Things often go wrong in the gap. Your boat springs a leak. You get stuck on the rock. (You plan on hosting a tele-seminar but you screw up. You lose the call or press the wrong button. ) It is what it is. The problem is when you create resistance for yourself in the gap. When you are fortunate enough to notice the resistance you can still benefit from “The Drama” because you now have a teacher.

Your Drama is Your Teacher
There’s a difference between “The Drama” and “Your Drama.”  “The Drama” is the unwanted  situation, “Your Drama” is your reaction to the unwanted situation.  Eckhart Tolle (one of my favorite authors) says if you want to know how conscious you are, look at how you react when things don’t go  your way.

Ouch! I have to admit I was mad at myself.  I had a “drama” reaction. (It wasn’t really that big, and it only lasted three minutes.)  I was able to give my listeners the recording but nonetheless, I did experience a fair amount of resistance. I didn’t like the idea of my listeners see me make a big mistake, even if the call was a freebie. I pride myself on “delivering” and being professional.  I also pride myself on being able to be authentic in relationships so this leads to my next point.

Building Relationships Require Risk
You have to let people in if you want a real relationship.  You have to be willing to be human; to make mistakes and to tell the truth instead of blame your mistakes on something else when it really was your fault. (I so wanted to find someone or SOMETHING to blame,) but not this time. I knew it was me.

If you want others to trust you, you have to be willing to own your good, your bad and your ugly. You have to let people who view you as “the teacher” see that you still have lessons to learn too.

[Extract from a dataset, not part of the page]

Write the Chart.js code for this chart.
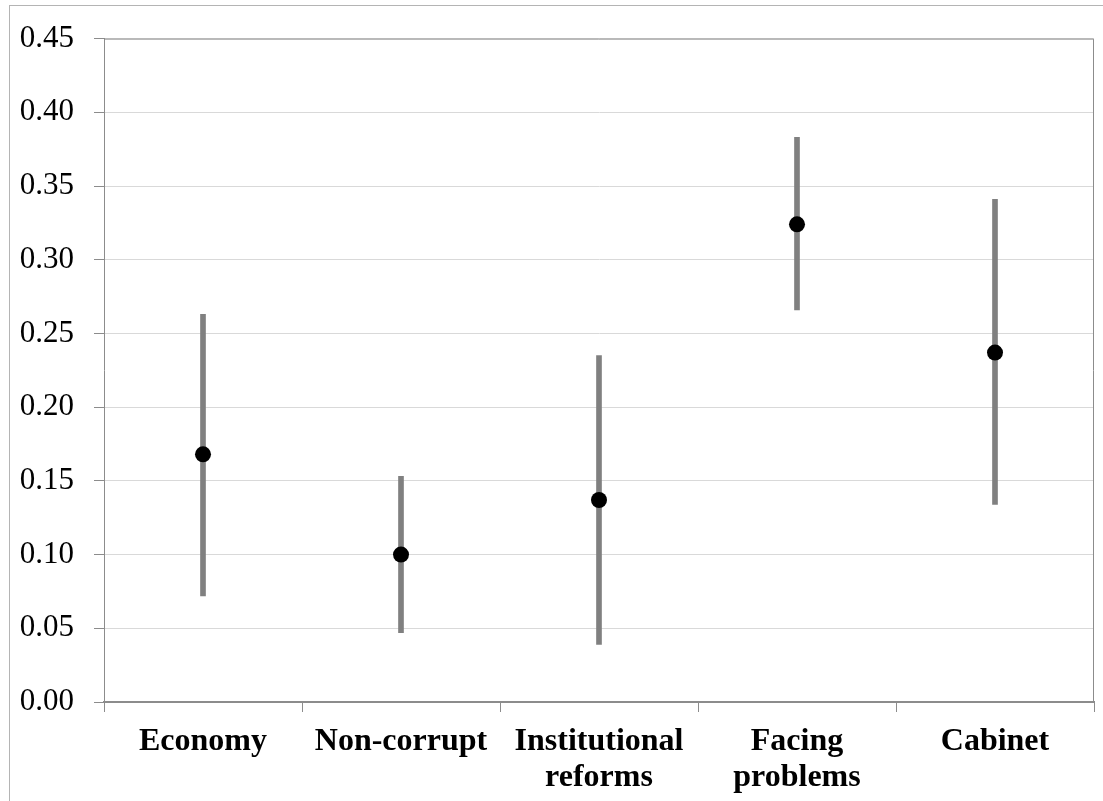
<!DOCTYPE html>
<html>
<head>
<meta charset="utf-8">
<script src="https://cdn.jsdelivr.net/npm/chart.js@4/dist/chart.umd.min.js"></script>
<style>
html,body{margin:0;padding:0;background:#fff;overflow:hidden;}
#wrap{position:relative;width:1103px;height:801px;}
#frame{position:absolute;left:9px;top:5px;width:1200px;height:900px;border:1px solid #b4b4b4;box-sizing:border-box;pointer-events:none;}
canvas{position:absolute;left:0;top:0;}
</style>
</head>
<body>
<div id="wrap">
<div id="frame"></div>
<canvas id="c" width="1103" height="801"></canvas>
</div>
<script>
const categories = [["Economy"], ["Non-corrupt"], ["Institutional", "reforms"], ["Facing", "problems"], ["Cabinet"]];
const estimates = [0.168, 0.100, 0.137, 0.324, 0.237];
const lowerBounds = [0.072, 0.047, 0.039, 0.266, 0.134];
const upperBounds = [0.263, 0.153, 0.235, 0.383, 0.341];
const yTicks = [0, 0.05, 0.10, 0.15, 0.20, 0.25, 0.30, 0.35, 0.40, 0.45];

const ranges = lowerBounds.map((lo, i) => [lo, upperBounds[i]]);

const frameBorder = {
  id: 'frameBorder',
  afterDatasetsDraw(chart) {
    const a = chart.chartArea, ctx = chart.ctx;
    ctx.save();
    ctx.strokeStyle = '#8c8c8c';
    ctx.lineWidth = 1;
    ctx.beginPath();
    ctx.moveTo(a.left, a.top + 0.5);
    ctx.lineTo(a.right - 0.5, a.top + 0.5);
    ctx.lineTo(a.right - 0.5, a.bottom);
    ctx.stroke();
    ctx.restore();
  }
};

new Chart(document.getElementById('c'), {
  type: 'bar',
  data: {
    labels: categories,
    datasets: [
      {
        type: 'line',
        data: estimates,
        showLine: false,
        pointRadius: 8,
        pointHoverRadius: 8,
        pointBackgroundColor: '#000',
        pointBorderColor: '#000',
        pointBorderWidth: 0,
        order: 1
      },
      {
        type: 'bar',
        data: ranges,
        backgroundColor: '#808080',
        borderWidth: 0,
        barThickness: 5,
        order: 2
      }
    ]
  },
  plugins: [frameBorder],
  options: {
    responsive: false,
    animation: false,
    devicePixelRatio: 1,
    layout: { padding: { top: 31, right: 9, left: 0, bottom: 0 } },
    plugins: { legend: { display: false }, tooltip: { enabled: false } },
    scales: {
      x: {
        offset: true,
        grid: { offset: true, drawOnChartArea: false, drawTicks: true, tickLength: 10, tickColor: '#8c8c8c', tickWidth: 1 },
        border: { color: '#8c8c8c', width: 2 },
        ticks: {
          color: '#000',
          padding: 11,
          maxRotation: 0,
          autoSkip: false,
          font: { family: '"Liberation Serif", "Times New Roman", serif', size: 32, weight: 'bold', lineHeight: 1.15 }
        },
        afterFit(s) { s.height = 99; }
      },
      y: {
        min: 0,
        max: 0.45,
        afterBuildTicks(s) { s.ticks = yTicks.map(v => ({ value: v })); },
        grid: { color: '#d9d9d9', lineWidth: 1, drawTicks: true, tickLength: 10, tickColor: '#8c8c8c' },
        border: { color: '#8c8c8c', width: 1 },
        ticks: {
          color: '#000',
          padding: 20,
          callback: v => Number(v).toFixed(2),
          font: { family: '"Liberation Serif", "Times New Roman", serif', size: 31 }
        },
        afterFit(s) { s.width = 104; }
      }
    }
  }
});
</script>
</body>
</html>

In fact, if you are really really really teaching you will find that you teach what you need to learn and life gives you the opportunity to own it if you are willing to trust.

In the End, it’s all About Trust
If you are willing to trust that everything happens, happens for your good, you can immediately release resistance. If you trust your clients and do right by them, they also will stand by you. Perhaps that’s why I had so many who had signed up for the call give me a note of thanks to get the link. And, perhaps the relationship and trust is the reason so many of my callers were holding out and hanging on a dead mute line for over 23 minutes.

I’m grateful for life’s lessons and the community of friends and clients who are living and learning the SYD Methodology.


What are you resisting?

February 12, 2009

You can wish.

You can hope.

You can even beat around the bush, manipulate or hint, but until you learn how to release your resistance nothing is going to change.

Resistance always shows up in our attachments, which by the way are our “real” commitments.

See if you are attached to

  • your beliefs
  • your comfort zone
  • your thinking
  • your ideas
  • Someone else’s approval
  • Looking good

How you know you are attached is when someone contributes an idea. Your response

  • That would be way to uncomfortable.
  • My __________would think I’m crazy.
  • I’d be way too embarrassed.
  • I would look stupid.
  • I’m afraid they would say, “no.”

So here’s the question.

Are you willing to be uncomfortable?
Are you willing to look stupid?
Are you willing to let your ______(fill in the blank) think you are crazy?
Are you willing to be embarrassed?
Are you willing to hear them say “no?”

Release the need for all that doesn’t really serve you, reclaim your power, and see the magic happen.